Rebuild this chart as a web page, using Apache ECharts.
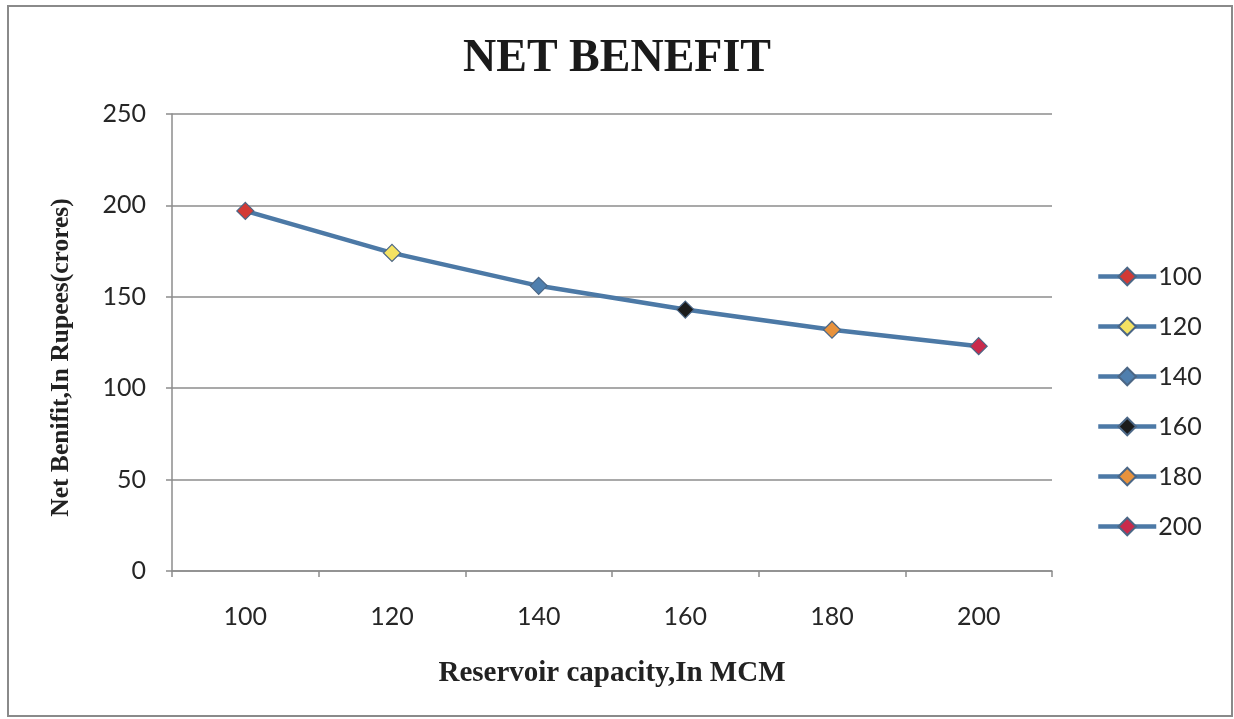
<!DOCTYPE html>
<html>
<head>
<meta charset="utf-8">
<script src="https://cdn.jsdelivr.net/npm/echarts@6/dist/echarts.min.js"></script>
<style>
  html, body { margin: 0; padding: 0; background: #fff; }
  #chart { width: 1234px; height: 719px; }
</style>
</head>
<body>
<div id="chart"></div>
<script>
// Reservoir capacity (MCM) and the resulting net benefit (crores of rupees)
const capacities = ['100', '120', '140', '160', '180', '200'];
const netBenefit = [197, 174, 156, 143, 132, 123];
const pointColors = ['#d23a35', '#f4e262', '#4f7fae', '#1b1b1b', '#e8923c', '#c92a4b'];
const yTicks = { min: 0, max: 250, step: 50 };

const lineColor = '#4c79a6';
const labelFont = 'Lato, "Open Sans", sans-serif';
const serifFont = '"Liberation Serif", "DejaVu Serif", serif';

// One connecting line, plus one marker series per capacity so each appears in the legend
const series = [{
  name: 'Net benefit',
  type: 'line',
  data: netBenefit,
  symbol: 'none',
  lineStyle: { color: lineColor, width: 4.5 },
  z: 2,
  silent: true
}];
capacities.forEach((c, i) => {
  series.push({
    name: c,
    type: 'line',
    data: netBenefit.map((v, j) => (j === i ? v : '-')),
    symbol: 'diamond',
    symbolSize: 17,
    showSymbol: true,
    lineStyle: { color: lineColor, width: 4.5 },
    itemStyle: { color: pointColors[i], borderColor: '#4b6685', borderWidth: 1.2 },
    z: 3
  });
});

const chart = echarts.init(document.getElementById('chart'));
chart.setOption({
  animation: false,
  backgroundColor: '#fff',
  title: {
    text: 'NET BENEFIT',
    left: 'center',
    top: 31,
    textStyle: { fontFamily: serifFont, fontWeight: 'bold', fontSize: 46, color: '#1a1a1a' }
  },
  legend: {
    data: capacities,
    orient: 'vertical',
    left: 1091,
    top: 259,
    itemWidth: 58,
    itemHeight: 22,
    itemGap: 25,
    lineStyle: { width: 4.5, color: lineColor },
    textStyle: { fontFamily: labelFont, fontSize: 25, color: '#262626', padding: [0, 0, 0, -3] }
  },
  grid: { left: 172, right: 182, top: 114, bottom: 148 },
  xAxis: {
    type: 'category',
    data: capacities,
    boundaryGap: true,
    name: 'Reservoir capacity,In MCM',
    nameLocation: 'middle',
    nameGap: 88,
    nameTextStyle: { fontFamily: serifFont, fontWeight: 'bold', fontSize: 29, color: '#222' },
    axisLine: { lineStyle: { color: '#8c8c8c', width: 1.5 } },
    axisTick: { show: true, length: 6, lineStyle: { color: '#8c8c8c', width: 1.5 } },
    axisLabel: { fontFamily: labelFont, fontSize: 25, color: '#262626', margin: 33 }
  },
  yAxis: {
    type: 'value',
    min: yTicks.min,
    max: yTicks.max,
    interval: yTicks.step,
    name: 'Net Benifit,In Rupees(crores)',
    nameLocation: 'middle',
    nameGap: 98,
    nameTextStyle: { fontFamily: serifFont, fontWeight: 'bold', fontSize: 25.5, color: '#222', padding: [0, 30, 0, 0] },
    axisLine: { show: true, lineStyle: { color: '#8c8c8c', width: 1.5 } },
    axisTick: { show: true, length: 6, lineStyle: { color: '#8c8c8c', width: 1.5 } },
    axisLabel: { fontFamily: labelFont, fontSize: 25, color: '#262626', margin: 26 },
    splitLine: { lineStyle: { color: '#8c8c8c', width: 1.5 } }
  },
  graphic: [{
    type: 'rect',
    shape: { x: 8, y: 6, width: 1224, height: 710 },
    style: { fill: 'none', stroke: '#8a8a8a', lineWidth: 2 },
    silent: true
  }],
  series: series
});
</script>
</body>
</html>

········

## TASK OBJECTIVE
Your copy of the data should match it exactly, except that pictures are left out.

## EXPECTED ANSWER
Rebuild this chart as a web page, using Apache ECharts.
<!DOCTYPE html>
<html>
<head>
<meta charset="utf-8">
<script src="https://cdn.jsdelivr.net/npm/echarts@6/dist/echarts.min.js"></script>
<style>
  html, body { margin: 0; padding: 0; background: #fff; }
  #chart { width: 1234px; height: 719px; }
</style>
</head>
<body>
<div id="chart"></div>
<script>
// Reservoir capacity (MCM) and the resulting net benefit (crores of rupees)
const capacities = ['100', '120', '140', '160', '180', '200'];
const netBenefit = [197, 174, 156, 143, 132, 123];
const pointColors = ['#d23a35', '#f4e262', '#4f7fae', '#1b1b1b', '#e8923c', '#c92a4b'];
const yTicks = { min: 0, max: 250, step: 50 };

const lineColor = '#4c79a6';
const labelFont = 'Lato, "Open Sans", sans-serif';
const serifFont = '"Liberation Serif", "DejaVu Serif", serif';

// One connecting line, plus one marker series per capacity so each appears in the legend
const series = [{
  name: 'Net benefit',
  type: 'line',
  data: netBenefit,
  symbol: 'none',
  lineStyle: { color: lineColor, width: 4.5 },
  z: 2,
  silent: true
}];
capacities.forEach((c, i) => {
  series.push({
    name: c,
    type: 'line',
    data: netBenefit.map((v, j) => (j === i ? v : '-')),
    symbol: 'diamond',
    symbolSize: 17,
    showSymbol: true,
    lineStyle: { color: lineColor, width: 4.5 },
    itemStyle: { color: pointColors[i], borderColor: '#4b6685', borderWidth: 1.2 },
    z: 3
  });
});

const chart = echarts.init(document.getElementById('chart'));
chart.setOption({
  animation: false,
  backgroundColor: '#fff',
  title: {
    text: 'NET BENEFIT',
    left: 'center',
    top: 31,
    textStyle: { fontFamily: serifFont, fontWeight: 'bold', fontSize: 46, color: '#1a1a1a' }
  },
  legend: {
    data: capacities,
    orient: 'vertical',
    left: 1091,
    top: 259,
    itemWidth: 58,
    itemHeight: 22,
    itemGap: 25,
    lineStyle: { width: 4.5, color: lineColor },
    textStyle: { fontFamily: labelFont, fontSize: 25, color: '#262626', padding: [0, 0, 0, -3] }
  },
  grid: { left: 172, right: 182, top: 114, bottom: 148 },
  xAxis: {
    type: 'category',
    data: capacities,
    boundaryGap: true,
    name: 'Reservoir capacity,In MCM',
    nameLocation: 'middle',
    nameGap: 88,
    nameTextStyle: { fontFamily: serifFont, fontWeight: 'bold', fontSize: 29, color: '#222' },
    axisLine: { lineStyle: { color: '#8c8c8c', width: 1.5 } },
    axisTick: { show: true, length: 6, lineStyle: { color: '#8c8c8c', width: 1.5 } },
    axisLabel: { fontFamily: labelFont, fontSize: 25, color: '#262626', margin: 33 }
  },
  yAxis: {
    type: 'value',
    min: yTicks.min,
    max: yTicks.max,
    interval: yTicks.step,
    name: 'Net Benifit,In Rupees(crores)',
    nameLocation: 'middle',
    nameGap: 98,
    nameTextStyle: { fontFamily: serifFont, fontWeight: 'bold', fontSize: 25.5, color: '#222', padding: [0, 30, 0, 0] },
    axisLine: { show: true, lineStyle: { color: '#8c8c8c', width: 1.5 } },
    axisTick: { show: true, length: 6, lineStyle: { color: '#8c8c8c', width: 1.5 } },
    axisLabel: { fontFamily: labelFont, fontSize: 25, color: '#262626', margin: 26 },
    splitLine: { lineStyle: { color: '#8c8c8c', width: 1.5 } }
  },
  graphic: [{
    type: 'rect',
    shape: { x: 8, y: 6, width: 1224, height: 710 },
    style: { fill: 'none', stroke: '#8a8a8a', lineWidth: 2 },
    silent: true
  }],
  series: series
});
</script>
</body>
</html>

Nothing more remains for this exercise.